One of my students made some experiments on partitions of sets. He found some results and I asked him, if he can prove some statements. After two weeks he had no result, so maybe one of you can help.
He computed $f(m):=\left|\left\{(S,T,U) ~ : ~ \begin{array}{l} S,T,U\subseteq G=\{g_1,\ldots,g_m\}\\ |S| \geq |T| \geq |U| \geq 1\\ S\cap T=T\cap U = S\cap U=\emptyset \end{array} \right\}\right|$ up to $m=16$ and he had the idea that $f(m)\leq 4^{m-1}$ or $4^{m-2}$. But he couldn't prove any upper bound.

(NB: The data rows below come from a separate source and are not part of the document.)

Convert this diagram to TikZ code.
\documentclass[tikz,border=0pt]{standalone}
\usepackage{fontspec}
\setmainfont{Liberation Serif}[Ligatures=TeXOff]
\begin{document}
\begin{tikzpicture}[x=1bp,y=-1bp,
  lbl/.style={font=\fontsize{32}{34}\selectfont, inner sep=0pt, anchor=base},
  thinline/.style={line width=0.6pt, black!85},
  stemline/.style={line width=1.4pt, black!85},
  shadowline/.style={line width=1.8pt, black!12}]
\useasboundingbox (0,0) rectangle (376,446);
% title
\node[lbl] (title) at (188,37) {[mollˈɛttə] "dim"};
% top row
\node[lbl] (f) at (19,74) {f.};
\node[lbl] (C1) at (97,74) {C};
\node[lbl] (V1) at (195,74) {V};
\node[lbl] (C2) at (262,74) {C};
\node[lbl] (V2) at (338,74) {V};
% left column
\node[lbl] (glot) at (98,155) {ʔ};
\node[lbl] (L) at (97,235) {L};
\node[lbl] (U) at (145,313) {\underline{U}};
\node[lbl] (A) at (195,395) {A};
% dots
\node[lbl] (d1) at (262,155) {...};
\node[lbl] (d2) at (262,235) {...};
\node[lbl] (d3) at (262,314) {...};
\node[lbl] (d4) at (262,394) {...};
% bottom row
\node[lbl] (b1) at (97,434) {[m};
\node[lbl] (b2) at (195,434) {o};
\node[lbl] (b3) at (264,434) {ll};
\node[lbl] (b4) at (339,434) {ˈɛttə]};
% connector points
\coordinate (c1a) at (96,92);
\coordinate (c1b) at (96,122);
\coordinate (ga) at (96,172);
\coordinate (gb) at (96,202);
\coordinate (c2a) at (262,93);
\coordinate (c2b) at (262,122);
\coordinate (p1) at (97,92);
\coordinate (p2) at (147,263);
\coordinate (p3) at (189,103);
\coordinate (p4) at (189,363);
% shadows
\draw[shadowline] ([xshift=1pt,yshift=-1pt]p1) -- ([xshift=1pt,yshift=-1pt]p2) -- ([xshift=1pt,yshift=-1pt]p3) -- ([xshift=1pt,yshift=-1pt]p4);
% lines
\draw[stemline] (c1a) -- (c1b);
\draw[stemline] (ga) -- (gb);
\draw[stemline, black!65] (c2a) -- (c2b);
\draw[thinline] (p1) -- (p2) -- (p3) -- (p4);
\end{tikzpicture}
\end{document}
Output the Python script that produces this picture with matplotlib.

Here is a table of some computed values (the program constructs and counts all such partitions): $\begin{array}{rrr} m & \mathrm{computed~}f(m)\\\hline 3 & 6\\ 4 & 36\\ 5 & 170\\ 6 & 780\\ 7 & 3437\\ 8 & 14476\\ 9 & 59838\\ 10 & 245280\\ 11 & 995357\\ 12 & 4008576\\ 13 & 16084081\\ 14 & 64360933\\ 15 & 256908836\\ 16 & 1023951196 \end{array}$
It is obvious, that $ \begin{eqnarray*} f(m)&=&\sum_{\substack{s\geq t\geq u\geq 1\\s+t+u\leq m}} \binom{m}{s}\binom{m-s}{t}\binom{m-s-t}{u}\\ &=&\sum_{x=3}^m \sum_{\substack{s\geq t\geq u\geq 1\\s+t+u=x}} \frac{m!}{s!t!u!(m-x)!} = \sum_{x=3}^m\left[ \binom{m}{x}\sum_{\substack{s\geq t\geq u\geq 1\\s+t+u=x}} \frac{x!}{s!t!u!}\right]. \end{eqnarray*} $
The first answer cites to [Kao, R. C. & Zetterberg, L. H., ’An Identity for the Sum of Multinomial Coefficients’, The American Mathematical Monthly, vol. 64, no. 2, 1957, pp. 96-100]. It seems helpful, but it only gives a solution for $ \sum_{\substack{s\geq1,~ t\geq1, ~ u\geq 1\\s+t+u=x}} \frac{x!}{s!t!u!}, $ so it ignores the condition $s\geq t\geq u \geq 1$. Maybe someone can help from this point.